C\'mon|4.4.07 @ 9:04AM|#
"Chronic Candy" is a bit much, don't you think. Jeez, next thing you know you guys will back somebody that makes penis shaped pacifiers. Give me a break.
I. Self. Divine.|4.4.07 @ 9:22AM|#
I for one fully support the right of a company to manufacture penis shaped pacifiers.
Phillip Conti|4.4.07 @ 9:27AM|#
Isnt the act of conveying the thought of marijuana being enjoyable actually more dangerous than using it?
|4.4.07 @ 9:31AM|#
Another example of the extremism (in defense of state authority) required to maintain the war on drugs. In that sense it is like medical marijuana. However this differs in a couple of important ways. On the one hand, this doesn't challenge the prohibition paradigm as well. Forcing sick people to suffer is a bigger problem to the "Drugs are bad, mkay" mentality. On the other hand, a victory here is more of a first chink in the armor. The Med MJ issue will likely whither now that big pharma is starting to make money on it. In that sense it will serve as an even better example of how beyond the pale the drug warriors go. But then it will be history.
|4.4.07 @ 9:40AM|#
ISD,
The joke is that there are penis-shaped pacifiers.
|4.4.07 @ 9:42AM|#
Rimfax,
Bad form old man. One must never explain the joke.
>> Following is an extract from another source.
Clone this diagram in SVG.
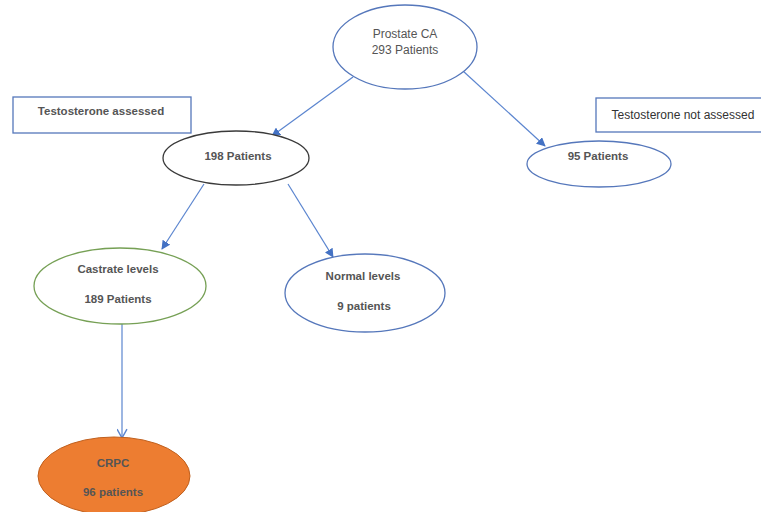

thoreau|4.4.07 @ 10:13AM|#
Jacob Sullum wants to take you to the candy shop, and he'll let you lick the lollipop.
I'm only half joking when I say that that's the sort of talk that gets you on a Dateline NBC special.
"We lured this middle-aged journalist to our house in California by posing as a railroad heiress..."
I. Self. Divine.|4.4.07 @ 11:42AM|#
ISD,
The joke is that there are penis-shaped pacifiers.
I'm not sure whether I should feel stupid for missing the joke or proud of myself for not knowing that penis shaped pacifiers existed.
I. Self. Divine.|4.4.07 @ 11:44AM|#
"We lured this middle-aged journalist to our house in California by posing as a railroad heiress..."
Goddammmit, thoreau! My office has been dead silent for like an hour, and I burst out with an obnoxious snort-laugh when I read that. As if everyone here didn't already think I was fucking nuts.
|4.4.07 @ 12:37PM|#
Aren't all pacifiers phallic shaped?
|4.4.07 @ 1:46PM|#
Aren't all pacifiers phallic shaped?
Only if your penis is shaped like a nipple.
|4.4.07 @ 8:13PM|#
No one is listening to you Juanita. Go away.